Auch mit vereinten Kräften kaum zu bremsen: Grgic (am Ball) erzielte vier Tore. © Thissen / dpa
Dortmund – Sein erster Länderspieltreffer fiel vom Siebenmeterstrich, danach ließ Marko Grgic die Handball-Fans in der Dortmunder Westfalenhalle noch drei weitere Male aufspringen: Der Grünschnabel des DHB-Teams lieferte bei seinem Heim-Debüt einen extrem coolen Auftritt – auf und neben dem Feld. „Ich hab‘s einfach im Blut“, entgegnete der erst 20-Jährige in der ARD, als er auf seine bemerkenswerte Abgeklärtheit angesprochen wurde.
Beim 35:30 gegen Europameister Frankreich überzeugte die gesamte DHB-Auswahl, in der Grgic mit seiner kleinen Show ein belebendes Element war. Der Rückraumspieler des ThSV Eisenach kam früh für Julian Köster in die Partie. Und Grgic, die Überraschung im Olympia-Kader von Alfred Gislason, benötigte nur wenig Anlaufzeit. Der Grünschnabel setzte seine Mitspieler in Szene, übernahm Verantwortung bei Siebenmetern und schloss selbst aus der zweiten Reihe ab. Vier Tore standen am Ende für ihn zu Buche.

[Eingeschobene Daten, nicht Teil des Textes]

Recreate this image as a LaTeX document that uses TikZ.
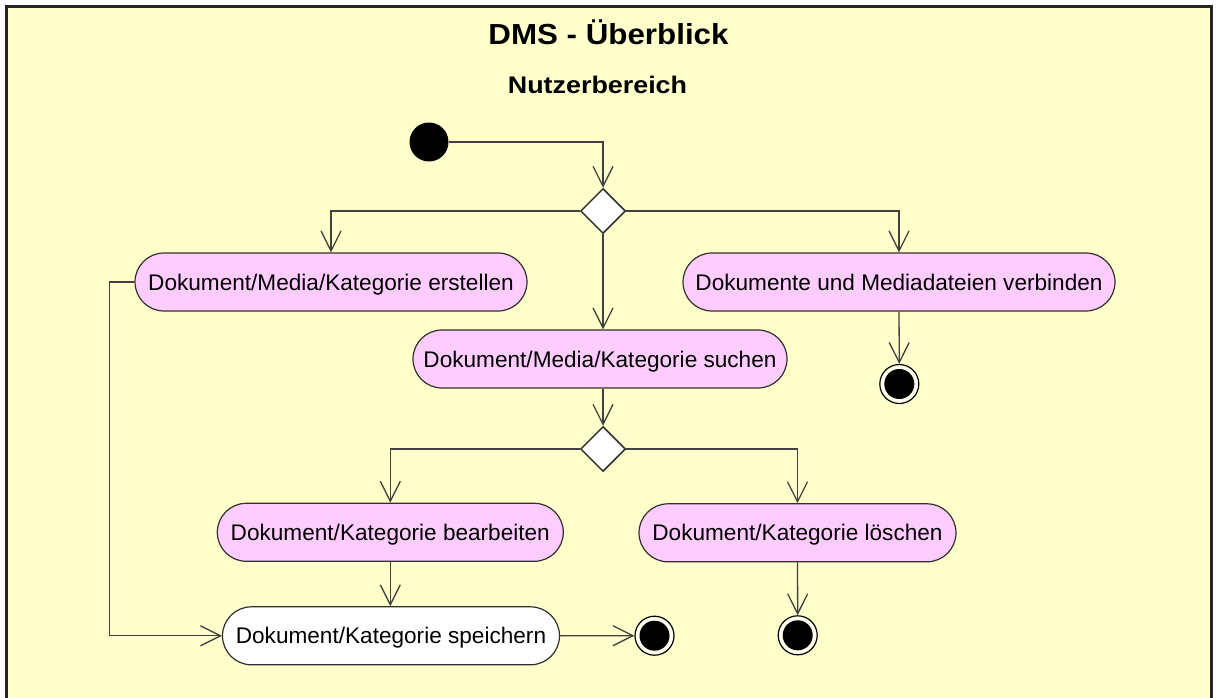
\documentclass[tikz,border=0pt]{standalone}
\usepackage{fontspec}
\setmainfont{Liberation Sans}
\newfontfamily\titlefont{Liberation Sans}[FakeStretch=1.08]
\newfontfamily\subtitlefont{Liberation Sans}[FakeStretch=1.12]
\usetikzlibrary{arrows.meta,shapes.geometric}
\definecolor{panel}{HTML}{FFFFCC}
\definecolor{actfill}{HTML}{FFCCFF}
\definecolor{wire}{HTML}{404040}
\definecolor{edge}{HTML}{303030}
\tikzset{
  activity/.style={rectangle, rounded corners=29pt, draw=edge, line width=1.2pt,
    fill=actfill, minimum height=58pt, inner xsep=0pt, inner ysep=0pt,
    text height=16pt, text depth=0pt,
    font=\fontsize{22.6}{27}\selectfont},
  decision/.style={diamond, draw=edge, line width=1.5pt, fill=white,
    minimum width=45pt, minimum height=45pt, inner sep=0pt},
  initial/.style={circle, fill=black, minimum size=39pt, inner sep=0pt},
  final/.style={circle, draw=black, line width=1.2pt, fill=white!60!panel,
    minimum size=39pt, inner sep=0pt,
    path picture={\fill[black] (path picture bounding box.center) circle (15pt);}},
  flow/.style={draw=wire, line width=1.3pt,
    -{Straight Barb[length=20pt,width=20pt,line width=1.3pt]}}
}
\begin{document}
\begin{tikzpicture}[x=1pt,y=-1pt]
  \useasboundingbox (0,0) rectangle (1218,698);
  \fill[white] (0,0) rectangle (1218,698);
  \clip (0,0) rectangle (1218,698);
  % diagram frame
  \draw[draw=black!85, line width=2.2pt, fill=panel] (6.5,6.5) rectangle (1211.5,740);

  % headings
  \node[anchor=base, inner sep=0pt] (title) at (608.5,45)
    {\titlefont\bfseries\fontsize{29}{34}\selectfont DMS - Überblick};
  \node[anchor=base, inner sep=0pt] (area) at (597.5,93.5)
    {\subtitlefont\bfseries\fontsize{24}{28}\selectfont Nutzerbereich};

  % states and decisions
  \node[initial] (start) at (429,142) {};
  \node[decision] (d1) at (603,211) {};
  \node[activity, minimum width=392pt] (create) at (331,282)
    {Dokument/Media/Kategorie erstellen};
  \node[activity, minimum width=432pt] (link) at (899,282)
    {Dokumente und Mediadateien verbinden};
  \node[final] (endlink) at (899.3,384) {};
  \node[activity, minimum width=374pt] (search) at (600,359)
    {Dokument/Media/Kategorie suchen};
  \node[decision] (d2) at (603,449) {};
  \node[activity, minimum width=346pt] (edit) at (390.3,532.3)
    {Dokument/Kategorie bearbeiten};
  \node[activity, minimum width=317pt] (delete) at (797.5,532.8)
    {Dokument/Kategorie löschen};
  \node[final] (enddelete) at (797.7,635.3) {};
  \node[activity, minimum width=337pt, fill=white] (save) at (391,635.8)
    {Dokument/Kategorie speichern};
  \node[final] (endsave) at (654.5,635.7) {};

  % control flow
  \draw[flow] (start.east) -| (d1.north);
  \draw[flow] (d1.west) -| (create.north);
  \draw[flow] (d1.east) -| (link.north);
  \draw[flow] (d1.south) -- (d1.south |- search.north);
  \draw[flow] (link.south) -- (endlink.north);
  \draw[flow] (d2.north |- search.south) -- (d2.north);
  \draw[flow] (d2.west) -| (edit.north);
  \draw[flow] (d2.east) -| (delete.north);
  \draw[flow] (delete.south) -- (enddelete.north);
  \draw[flow] (edit.south) -- (edit.south |- save.north);
  \draw[flow] (save.east) -- (endsave.west);
  \draw[flow] (create.west) -- ++(-25,0) |- (save.west);
\end{tikzpicture}
\end{document}
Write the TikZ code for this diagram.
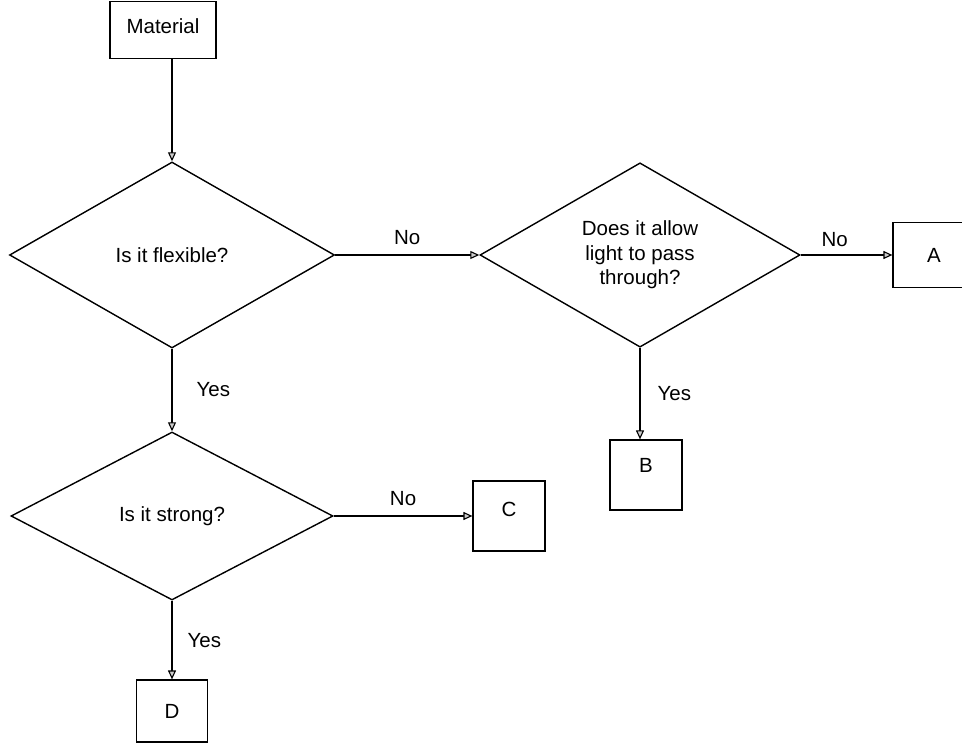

„Er bringt etwas, was uns schon ein bisschen gefehlt hat“, sagte Gislason lobend und führte aus: „Er ist sehr reif für sein Alter und beobachtet das Spiel gut, macht sich nicht allzu viel Kopf und keinen Stress. Er ist im Angriff ein Spieler, der sehr weit ist in seinem Alter.“
Der Senkrechtstarter, nun zwei Länderspiele auf dem Konto, ist längst in der Auswahl des Deutschen Handballbundes (DHB) angekommen. „Ich habe ihn schon liebevoll Frechdachs getauft, weil er trotz seiner Jugend schon sehr viel Abgezocktheit und sehr viel Spielwitz offenbart“, hatte Andreas Wolff am Rande der Vorbereitung gesagt. In Dortmund ergänzte der Torhüter schelmisch: „Wenn er jetzt noch anfängt, Abwehr zu spielen, kann es ein ganz Großer werden.“
Grgic selbst nahm den Trubel um ihn und auch die anstehende Olympia-Mission beeindruckend gelassen hin. „Das habe ich alles aus meiner Handballer-Familie. Vielleicht bin ich nicht so wie andere 20-Jährige. Ich bin etwas ruhiger, nicht so emotional geladen“, sagte das Talent. Vater Danijel spielte von 2003 bis 2005 als Profi ebenfalls für Eisenach.
Schon bald kann Grgic sich auf der ganz großen Bühne gegen Weltklasse-Teams auszeichnen. Am 25. Juli wartet in Paris der Olympia-Auftakt gegen Schweden..
Der Glaube, dass es klappen könnte, ist durch den starken Auftritt in Dortmund im gesamten deutschen Lager nicht gerade gesunken. Im Gegenteil: „Es ist drin“, sagte Kapitän Johannes Golla mit Blick auf das erklärte Halbfinal-Ziel. „Heute war der Beweis dafür, dass wir mit guten Gegnern mithalten und den Traum erfüllen können, wenn wir 60 Minuten konstant durchspielen.“
Immerhin war es der erste Sieg gegen die Titelsammler aus dem Nachbarland seit 2022. Auch bei der zurückliegenden Heim-EM hatte die deutsche Auswahl zwar lange gut mitgehalten, am Ende aber doch 30:33 verloren. Dass es nun so ganz anders lief, weckte auch beim Gegner einigen Respekt. „Wenn du den Europameister schlägst, dann kannst du jeden schlagen“, sagte Frankreichs Star Nikola Karabatic, der seinen letzten Auftritt in seiner langjährigen sportlichen Heimat absolvierte. Karabatic traut den Deutschen bei Olympia sogar den ganz großen Coup zu.
Ein Ball, den der Bundestrainer nicht zuletzt auch wegen einiger Ausfälle auf französischer Seite nicht aufnehmen will. Immerhin: „Wie wir gespielt haben, gibt Zuversicht“, urteilte Gislason.
Der 64-Jährige gab seinen Profis nun noch ein paar Tage frei, ehe in Stuttgart die letzten Härtetests anstehen. Zunächst gegen Ungarn (19. Juli/17.15 Uhr), die Generalprobe steigt gegen Japan (21. Juli/17.30 Uhr/beide Sport1).